Small Molecule Additives to Suppress Bundling in Dimensional‐Limited Self‐Alignment Method for High‐Density Aligned Carbon Nanotube Array

Tzu‐Ang Chao, Chih‐Piao Chuu, San‐Lin Liew, I‐Fan Hu, Sheng‐Kai Su, Shengman Li, Shih‐Chu Lin, Vincent D.‐H. Hou, H.‐S. Philip Wong, Iuliana Radu, Wen‐Hao Chang, Gregory Pitner, Han Wang
  • Mechanical Engineering
  • Mechanics of Materials


Semiconducting single‐walled carbon nanotube (CNT) is a promising candidate as a channel material for advanced logic transistors, attributed to the ultra‐thin 1‐nm cylindrical geometry, high mobility, and high carrier injection velocity. However, the presence of undesired CNT bundles in the CNT arrays for wafer‐scale device fabrication, even when utilizing the state‐of‐the‐art dimension‐limited self‐alignment (DLSA) method, poses challenges. These CNT bundles degrade the transistor gate's efficiency in controlling the flow of charge carriers in the CNT channel, leading to pronounced device‐to‐device variability.

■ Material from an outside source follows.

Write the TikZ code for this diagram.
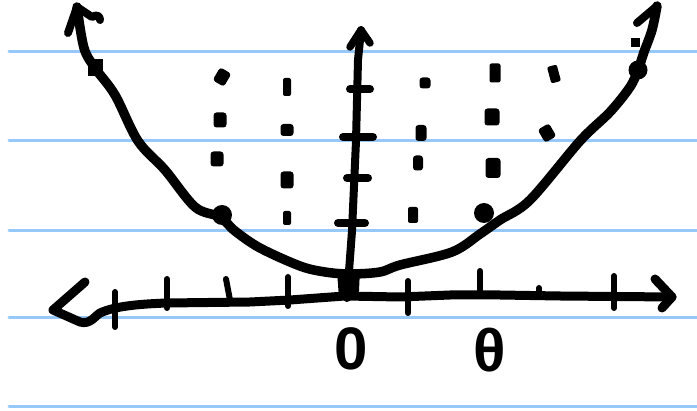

Here, a novel method is introduced to alleviate bundling in CNT arrays assembled via DLSA, by involving small molecule additive to screen the attractive van der Waals force between neighboring CNTs during the DLSA process, resulting in over 50% reduction in CNT bundling. Furthermore, a pioneering methodology for quantifying CNT bundles is presented and employed experimentally to assess bundles in dense CNT arrays assembled by DLSA using transmission electron microscopy. Both experimental data and molecular dynamics simulation reveal that CNT bundling originates from van der Waals attraction between CNTs, and the disturbed liquid‐liquid interface by accumulating excess polar molecules. These findings illuminate new pathways for realizing dense, bundle‐free CNT arrays.